В отношении нашей Юрисконсультской части не всё обстояло благополучно. Помимо того что Догель оказался совсем неработоспособным, Горлов продолжал болеть, и хотя он всё же посещал министерство, но работал мало, дожидаясь заграничного назначения. Сазонов, однако, не знал, куда его в таком виде послать, и Горлов в ожидании решения Сазонова поехал подлечиться в Евпаторию, надеясь на благодетельный крымский климат. Догель с наступлением лета тоже томился без всякого толка. В конце концов я, видя его страстное желание покинуть столицу хотя бы ненадолго, предложил ему заместить его. Догель сначала отказался великодушно, указывая на отсутствие Горлова, но я опять-таки сослался на пример 1915 г., когда я оставался с одним моим помощником Серебряковым, заменяя Нольде. Догель тогда согласился и уехал на три недели к себе в деревню в Казанскую губернию, а я вздохнул свободно, очутившись снова распорядителем не только фактическим, но и юридическим в нашей части.

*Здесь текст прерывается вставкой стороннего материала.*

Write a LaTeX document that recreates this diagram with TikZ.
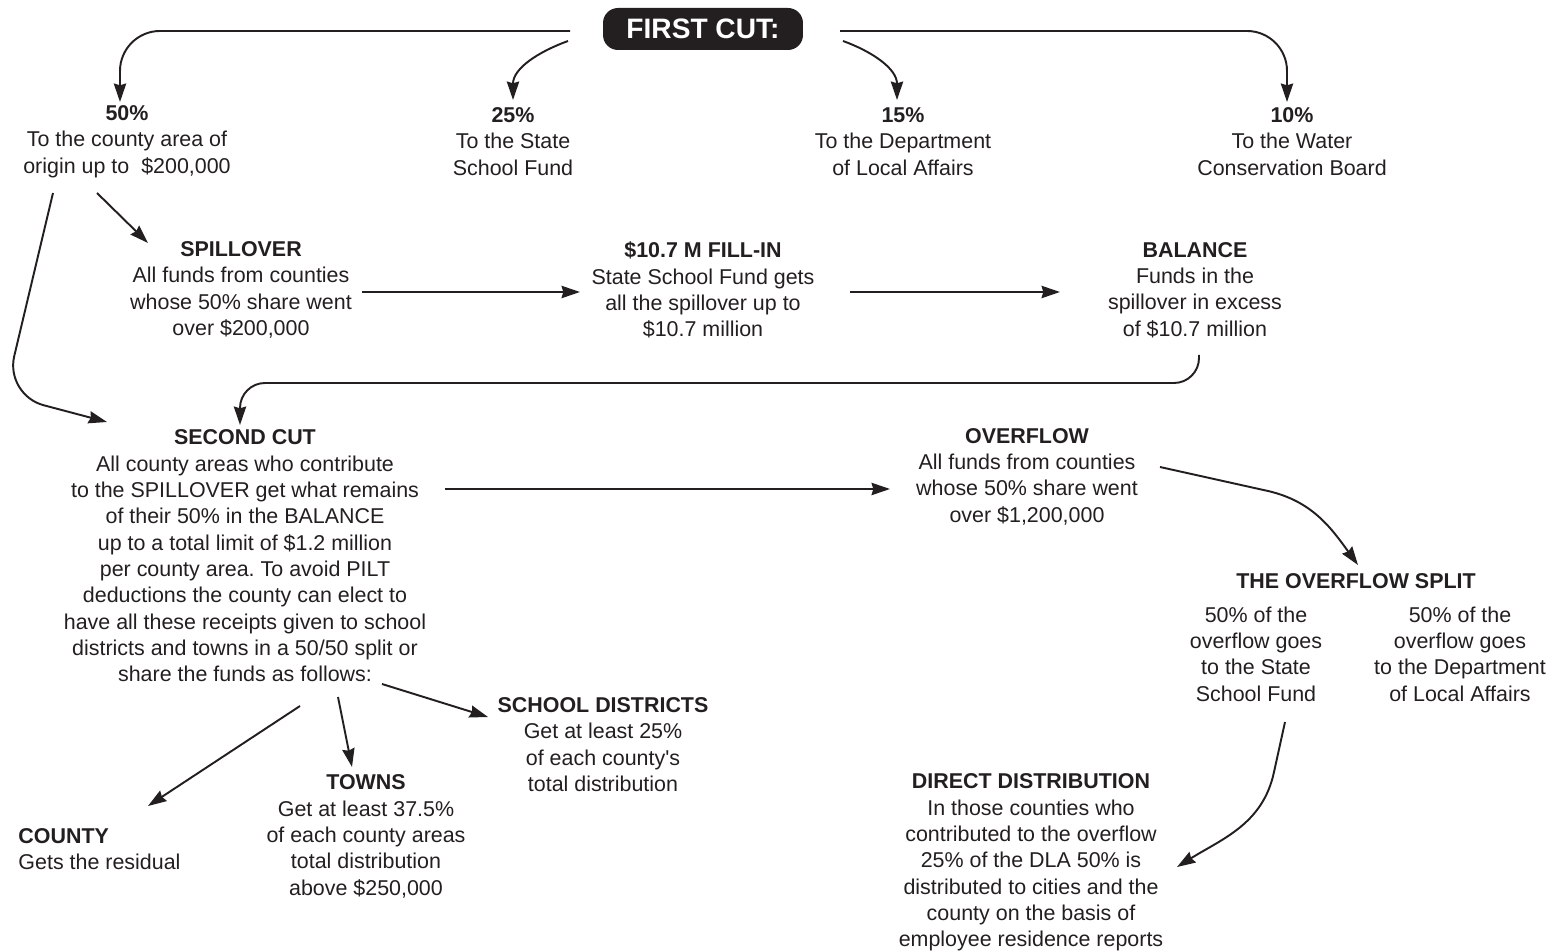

Я спешил разрешить целый ряд дел, по которым Догель по лености или неопытности никак не мог принять определённое решение, и в то же время стал по-прежнему регулярно докладывать по делам Совета министров, чему Сазонов искренне обрадовался. Он сказал мне прямо в лицо, что очень жалеет, что моя молодость помешала ему назначить меня начальником Юрисконсультской части, но так как молодость — недостаток, который уменьшается с каждым днём, то он надеется, что в самом ближайшем будущем я получу возможность быть полным хозяином в той части, где я нахожусь. Эти приятные, но загадочные слова Сазонова, однако, не сбылись при его министерстве, так как через несколько дней после этого разговора Сазонов внезапно и без всякой видимой причины был уволен в отставку.